Прежде всего прозу стали облагораживать, но не посредством мудрых мыслей и точных выражений, как то делали великие мастера, а с помощью некоего поэтического лака, совершенно чуждого ее характеру, с помощью насильственных инверсий и изысканного колорита, который изменяет ее облик, но не украшает его. Боссюэ, который, размышляя о возвышенном, часто обращался к священным книгам {241} и, можно сказать, напитал свои сочинения библейским слогом, порой употреблял во множественном числе слова, которые, как правило, употребляются лишь в единственном, чем придавал фразе благолепие и торжественность. Эта маленькая хитрость так полюбилась нашим новоявленным гениям, что быстро набила всем оскомину. Из высокой прозы были изгнаны все существительные в единственном числе, да и множественное число отныне появлялось чаще всего в собирательном значении: если гремел гром, то непременно разверзались хляби небесные, если трепетал зефир, то непременно среди всех пустынь, если поминались берега, то непременно всех морей [71] {242} .
71
Следует отмстить, что великий прозаик нашего времени, который так прекрасно знает гиперболизирующие возможности множественного числа, ибо не раз находил примеры тому в Библии, написал однажды, что слово Элохим {242} , стоящее в начале Книги Бытия, является неопровержимым доказательством существования Троицы, меж тем как на самом деле это просто-напросто поэтический образ, слово, имеющее собирательное значение. В поэзии слово ”боги” всегда употребляется именно в этом значении. Автор ”Гения христианства” наверняка сотни раз встречал его у Платона, Ксенофонта, Цицерона и многих философов, признававших единобожие; употребляют его и современные поэты, и не где-нибудь, а в христианских эпопеях. Множественное число всегда звучало пышно и торжественно и потому приличествовало высшему существу. Испанский король говорит о себе ”я*, но это исключение, наши же монархи всегда именовали себя ”мы”. Видеть в слове ”Элохим” доказательство существования Троицы так же опрометчиво, как сделать из наших старинных указов, где употреблено слово ”мы”, вывод, что во Франции, как в Спарте, было два короля. К тому же между нашими документами и книгами Моисея есть некоторая разница, а Троица, я уверен, не нуждается в доказательствах такого рода; впрочем, еще больше я уверен в том, что литераторам не стоит браться за решение вопросов, которые их не касаются.

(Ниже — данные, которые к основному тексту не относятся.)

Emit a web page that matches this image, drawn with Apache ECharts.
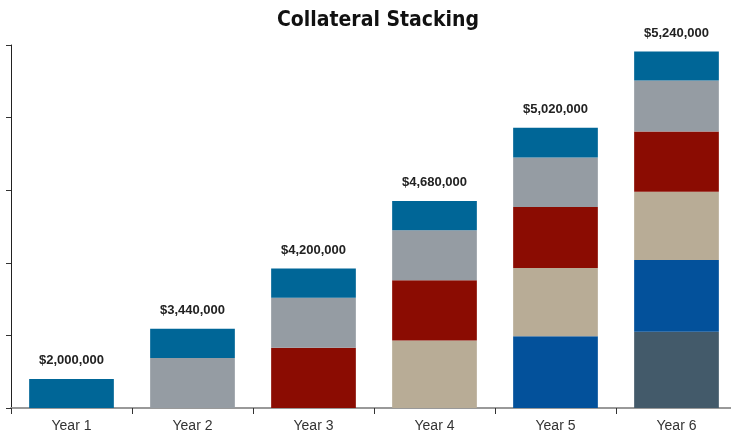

Иной способ изображать возвышенные чувства изобрел Паскаль: он говорил о самых серьезных вещах подчеркнуто простыми, едва ли не банальными словами. Сходным образом Фенелону и другим писателям с нежной и чувствительной душой превосходно удавалось, если можно гак выразиться, умягчатьсвой стиль, рассыпая по тексту упоминания о предметах трогательных и привычных. С особенным блеском владел этим искусством Лафонтен. Названные два приема, требующие большей изобретательности, чем предыдущий, породили, однако, не меньше злоупотреблений; досаднее всего, что даже люди весьма одаренные позволяли себе извращать поэтический язык, используя эти приемы как попало и делая тайны гениев достоянием черни. Добавьте сюда несколько обрывков самого легкодоступного стиля из всех, стиля описательного, и можете считать, что вы овладели тем, что ныне именуют литературным ремеслом; это унизительное слово, которым живописцы обозначают чисто технические навыки, вполне подходит к тому рабскому копированию приемов, о котором я веду речь. Конечно, на первый взгляд у литераторов-ремесленников есть убедительное оправдание: «Чем вам не нравятся наши сочинения? — говорят они. — Ведь оборот, который вас раздражает, заимствован у Лабрюйера, инверсия, которая вам не по нраву, взята из Флешье, где она вас восхищала, а фигура речи, которую вы порицаете, извлечена из „Писем к провинциалу” либо из „Надгробных речей”». — Согласен, но не сваливайте вину на автора ”Надгробных речей” и сочинителя ”Писем к провинциалу” {243} . Поймите, что прекрасный оборот, который у них звучал совершенно естественно и, говоря вашим языком, был исполнен многочисленных гармоний, совершенно неуместен в вашем сочинении. Вспомните, что слова и состоящие из них обороты либо фигуры — не более чем одежды мысли, которые ничем не замечательны сами по себе и вызывают восхищение или смех только в зависимости от того, какое чувство за ними стоит. Каррарский мрамор — одно из прекраснейших созданий природы, но в неумелых руках осколок этого мрамора может испортить всю мозаику.